Broken glass, corrugated iron and rubbish litter the entrances to Housing New Zealand's abandoned Marfell stock in New Plymouth.
Window frames bang in the wind, the glass long since smashed out of them.
Sri Lankan immigrant Madushani Bandara, her young child and husband came to New Zealand for a better life, but this is the world she finds herself surrounded by.
She feels unsafe and wants out of the neighbourhood.
"I think it's not a secure place here because last month our vehicle also damaged by some people so it's not safe here. We also want to move to another place."
Ms Bandara could only watch as groups of people systematically ransacked the vacant Housing NZ properties this week, breaking windows, kicking in walls and taking copper wiring, pipes, hot water cylinders and anything of value.
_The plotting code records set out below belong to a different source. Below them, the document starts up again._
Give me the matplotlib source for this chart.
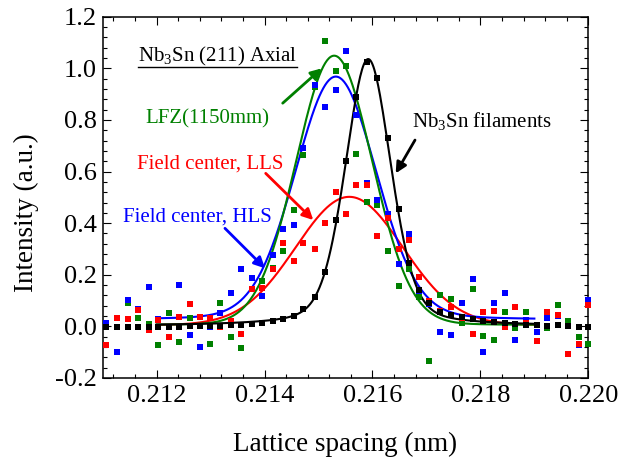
import numpy as np
import matplotlib
matplotlib.use("Agg")
import matplotlib.pyplot as plt
from matplotlib.ticker import MultipleLocator, FormatStrFormatter

# ---------------- data ----------------
lattice_spacing = [0.21107, 0.21127, 0.21146, 0.21165, 0.21185, 0.21203, 0.21222, 0.21242,
                   0.21261, 0.21280, 0.21298, 0.21318, 0.21338, 0.21357, 0.21377, 0.21396,
                   0.21415, 0.21434, 0.21454, 0.21472, 0.21493, 0.21512, 0.21532, 0.21551,
                   0.21570, 0.21590, 0.21608, 0.21629, 0.21649, 0.21668, 0.21687, 0.21704,
                   0.21726, 0.21746, 0.21766, 0.21786, 0.21805, 0.21825, 0.21845, 0.21864,
                   0.21884, 0.21904, 0.21923, 0.21943, 0.21963, 0.21983, 0.22000]

filaments = [-0.003, -0.003, -0.002, -0.002, -0.002, -0.001, -0.001, -0.001, 0.000, 0.000,
             0.002, 0.003, 0.004, 0.005, 0.009, 0.012, 0.021, 0.028, 0.040, 0.066,
             0.113, 0.212, 0.412, 0.642, 0.888, 1.026, 0.962, 0.730, 0.454, 0.247,
             0.141, 0.090, 0.057, 0.044, 0.035, 0.028, 0.022, 0.016, 0.012, 0.008,
             0.005, 0.005, 0.003, 0.004, 0.002, -0.001, -0.001]

hls = [0.014, -0.098, 0.102, 0.066, 0.152, 0.030, -0.003, 0.162, -0.034, -0.081,
       -0.003, 0.053, 0.131, 0.221, 0.189, 0.119, 0.276, 0.379, 0.392, 0.693,
       0.936, 0.852, 0.916, 1.069, 0.819, 0.555, 0.490, 0.434, 0.242, 0.357,
       0.138, 0.086, -0.021, -0.033, 0.092, 0.183, -0.098, 0.090, 0.128, -0.053,
       0.024, -0.022, 0.031, 0.040, 0.003, -0.071, 0.102]

lfz = [0.011, 0.033, 0.092, 0.033, 0.008, -0.072, 0.051, -0.062, 0.031, 0.036,
       -0.068, 0.092, -0.040, -0.085, 0.145, 0.176, 0.225, 0.293, 0.451, 0.664,
       0.928, 1.107, 0.991, 1.010, 0.668, 0.483, 0.471, 0.292, 0.158, 0.221,
       0.115, -0.133, 0.122, 0.106, 0.012, 0.144, -0.037, -0.054, 0.055, -0.005,
       0.055, -0.055, -0.007, 0.084, 0.020, -0.041, -0.069]

lls = [-0.073, 0.034, 0.030, 0.062, -0.014, 0.025, -0.040, 0.035, 0.087, 0.038,
       0.034, -0.002, 0.020, -0.031, 0.144, 0.148, 0.221, 0.324, 0.253, 0.324,
       0.299, 0.402, 0.519, 0.434, 0.548, 0.548, 0.350, 0.420, 0.299, 0.335,
       0.193, 0.097, 0.061, 0.074, 0.033, -0.028, 0.056, 0.061, -0.001, 0.074,
       0.012, -0.057, 0.057, 0.043, -0.107, -0.068, 0.083]

# peak-fit parameters: centre, FWHM, Lorentz fraction, amplitude, baseline
fit_range = [0.2120, 0.2190]
fit_filaments = [0.21592, 0.00100, 0.30, 1.034, 0.002]
fit_lfz = [0.21529, 0.00167, 0.03, 1.044, 0.005]
fit_hls = [0.21532, 0.00178, 0.10, 0.943, 0.025]
fit_lls = [0.21557, 0.00234, 0.00, 0.497, 0.005]

GREEN = "#008000"
BLUE = "#0000FF"
RED = "#FF0000"
BLACK = "#000000"


def pseudo_voigt(x, p):
    x0, w, eta, amp, base = p
    d = (x - x0) / w
    g = np.exp(-4 * np.log(2) * d ** 2)
    lor = 1.0 / (1.0 + 4 * d ** 2)
    return base + amp * (eta * lor + (1 - eta) * g)


plt.rcParams["font.family"] = ["Liberation Serif", "DejaVu Serif"]
plt.rcParams["mathtext.fontset"] = "custom"
plt.rcParams["mathtext.rm"] = "Liberation Serif"
plt.rcParams["mathtext.it"] = "Liberation Serif:italic"
plt.rcParams["mathtext.bf"] = "Liberation Serif:bold"
plt.rcParams["axes.unicode_minus"] = False

fig = plt.figure(figsize=(6.32, 4.67), dpi=100)
ax = fig.add_axes([0.1625, 0.1906, 0.7684, 0.7736])

xf = np.linspace(fit_range[0], fit_range[1], 400)
for p, c in [(fit_lls, RED), (fit_hls, BLUE), (fit_lfz, GREEN), (fit_filaments, BLACK)]:
    ax.plot(xf, pseudo_voigt(xf, p), color=c, lw=1.5, zorder=2)

x = np.array(lattice_spacing)
for ys, c in [(lfz, GREEN), (hls, BLUE), (lls, RED), (filaments, BLACK)]:
    ax.plot(x, ys, ls="none", marker="s", ms=4.0, mew=0, color=c, zorder=3, clip_on=False)

ax.set_xlim(0.211, 0.220)
ax.set_ylim(-0.2, 1.2)
ax.xaxis.set_major_locator(MultipleLocator(0.002))
ax.xaxis.set_minor_locator(MultipleLocator(0.0004))
ax.yaxis.set_major_locator(MultipleLocator(0.2))
ax.yaxis.set_minor_locator(MultipleLocator(0.04))
ax.xaxis.set_major_formatter(FormatStrFormatter("%.3f"))
ax.yaxis.set_major_formatter(FormatStrFormatter("%.1f"))
ax.tick_params(which="both", direction="in", top=True, right=True, width=0.8, labelsize=19)
ax.tick_params(which="major", length=6)
ax.tick_params(axis="x", which="major", pad=5)
ax.tick_params(axis="y", which="major", pad=4)
ax.tick_params(which="minor", length=3)
for s in ax.spines.values():
    s.set_linewidth(1.1)

ax.set_xlabel("Lattice spacing (nm)", fontsize=19.5)
ax.set_ylabel("Intensity (a.u.)", fontsize=19.5)
ax.xaxis.set_label_coords(0.5, -0.148)
ax.yaxis.set_label_coords(-0.131, 0.459)

title = ax.text(0.211654, 1.026, "Nb$_3$Sn (211) Axial", fontsize=15, ha="left", va="baseline", color=BLACK)
ax.text(0.211784, 0.7845, "LFZ(1150mm)", fontsize=15, ha="left", va="baseline", color=GREEN)
ax.text(0.21163, 0.613, "Field center, LLS", fontsize=15, ha="left", va="baseline", color=RED)
ax.text(0.211382, 0.406, "Field center, HLS", fontsize=15, ha="left", va="baseline", color=BLUE)
ax.text(0.216727, 0.772, "Nb$_3$Sn filaments", fontsize=15, ha="left", va="baseline", color=BLACK)

arrows = [((0.214336, 0.865), (0.215059, 1.000), GREEN),
          ((0.214021, 0.593), (0.214903, 0.412), RED),
          ((0.213266, 0.380), (0.214008, 0.225), BLUE),
          ((0.216788, 0.722), (0.216430, 0.593), BLACK)]
for tail, head, c in arrows:
    ax.annotate("", xy=head, xytext=tail,
                arrowprops=dict(arrowstyle="-|>", color=c, lw=2.0, mutation_scale=16,
                                shrinkA=0, shrinkB=0))

# underline of the heading
fig.canvas.draw()
bb = title.get_window_extent(fig.canvas.get_renderer())
inv = ax.transData.inverted()
(x0, _), (x1, _) = inv.transform([(bb.x0, 0), (bb.x1, 0)])
ax.plot([x0, x1], [1.0035, 1.0035], color=BLACK, lw=1.0, zorder=4)

fig.savefig("out.png", dpi=100)
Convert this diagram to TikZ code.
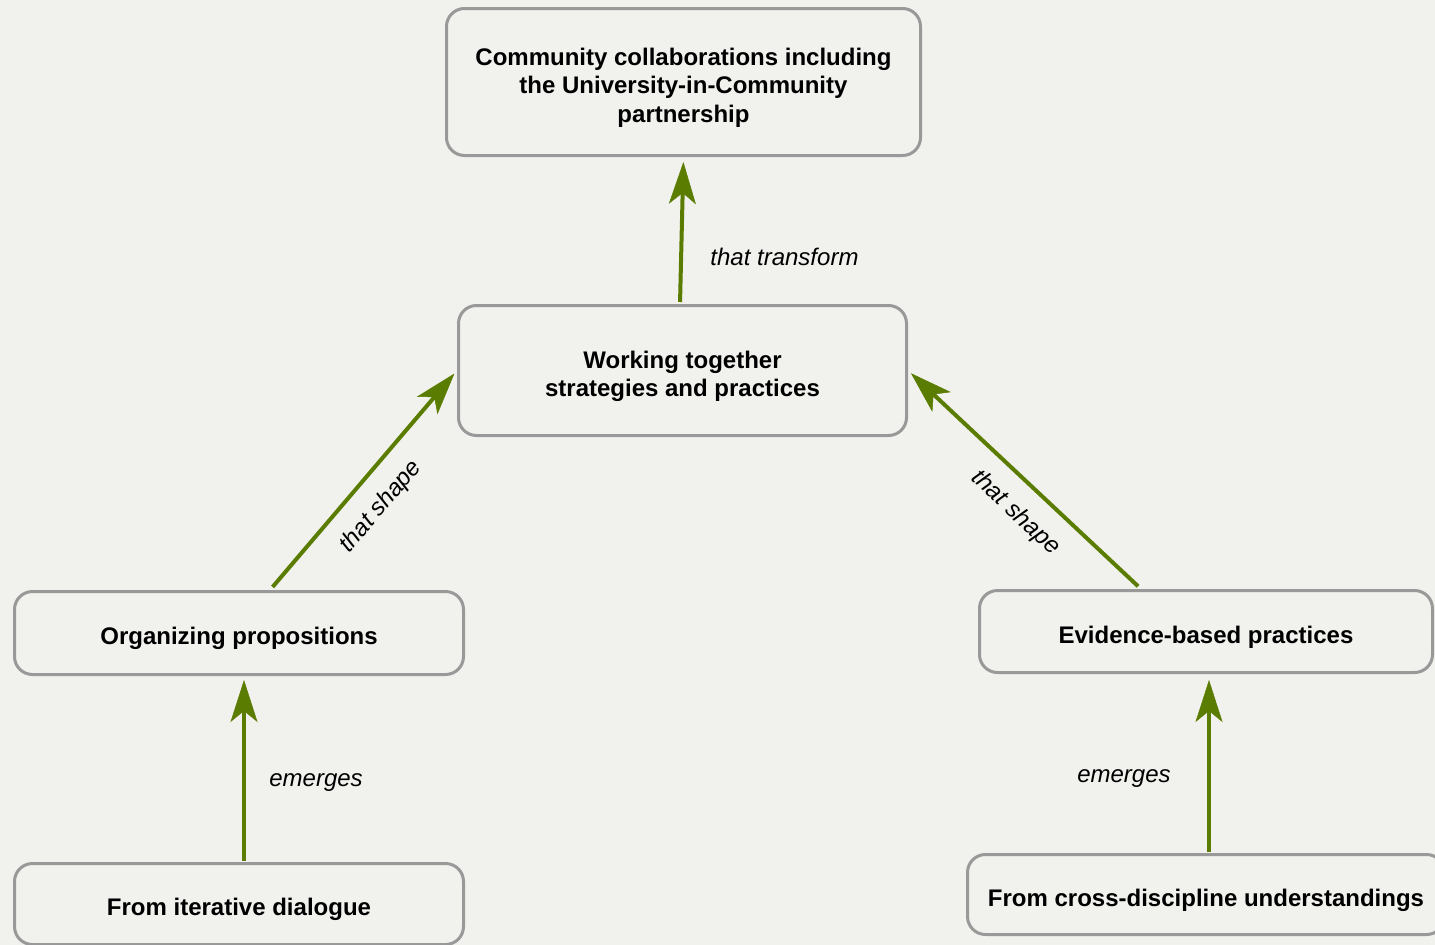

"We saw that young boys go around the houses and are stealing something. I think they collect some iron things like clothesline and gates"
Ms Bandara said the derelict houses are a magnet for crime and should be knocked down and redeveloped
In 2008, 28 state houses were demolished in Marfell and in 2012, 20 more families were moved out to make way for a redevelopment that never happened.
Housing NZ has just demolished four more units but it still has about 30 vacant properties in the neighbourhood.
A local resident who only wanted to be know as 'Abo' said leaving the houses empty for so long was asking for trouble.
"They could've rented them out. There's a lot of people out there who need them. No money got to do something I guess, eh?
"Young kids have got nothing to do. There's nothing around here for them so young kids are going to break a window. I'm sure you did when you were a kid, I know I did."
Marfell community police officer Sergeant Terry Johnson said the free-for-all began after a Housing NZ contractor allowed residents to help themselves to demolition material.
"Obviously the scrap metal or copper had gone from the legitimate houses that were being wrecked and we then had a spate of other empty houses that were burgled and hot water cylinders and copper was stolen from them."
Sergeant Johnson said the scavengers left a trail of destruction behind them.
"We visited a number of these properties and they'd obviously been broken into. Hot water cylinders that still had water connected had just been cut off and there was water pouring out of some of the houses.
"There had been holes kicked in all the walls where they had been looking for copper piping which had been stripped."
Housing NZ regional manager Darren Toy said it was disappointed at the vandalism of its Marfell properties and felt for the residents.
"Vacant properties can unfortunately attract vandalism and some properties did have items stolen from them. We understand that incidents like this can cause concern for some residents.
"We can assure them that we are taking action to deter vandalism including working with police who are investigating the incident. We will also be installing security measures in the properties."
Mr Toy said the Crown agency was not wiping its hands of Marfell.
"We are fully committed to helping make Marfell a vibrant, attractive suburb and we have been engaging with the local community, suppliers and partner agencies on how this can be achieved.
"More state housing is not necessarily the right approach, so we have been looking at a range of options to help create a sustainable community."
Mr Toy acknowledged some of its Marfell properties could be sold.
Abo reckoned the answer to the area's problems was simple.
"Well, they could keep the houses cheap do them back up and if the tenants wreck the place kick them out for sure, but if they look after keep them in there.
"There's a big area here for playgrounds, kindy anything, you know. It was a good area once and it could be again."
In the meantime, Housing New Zealand is encouraging residents to contact them directly or call the police if they see any suspicious or illegal activity.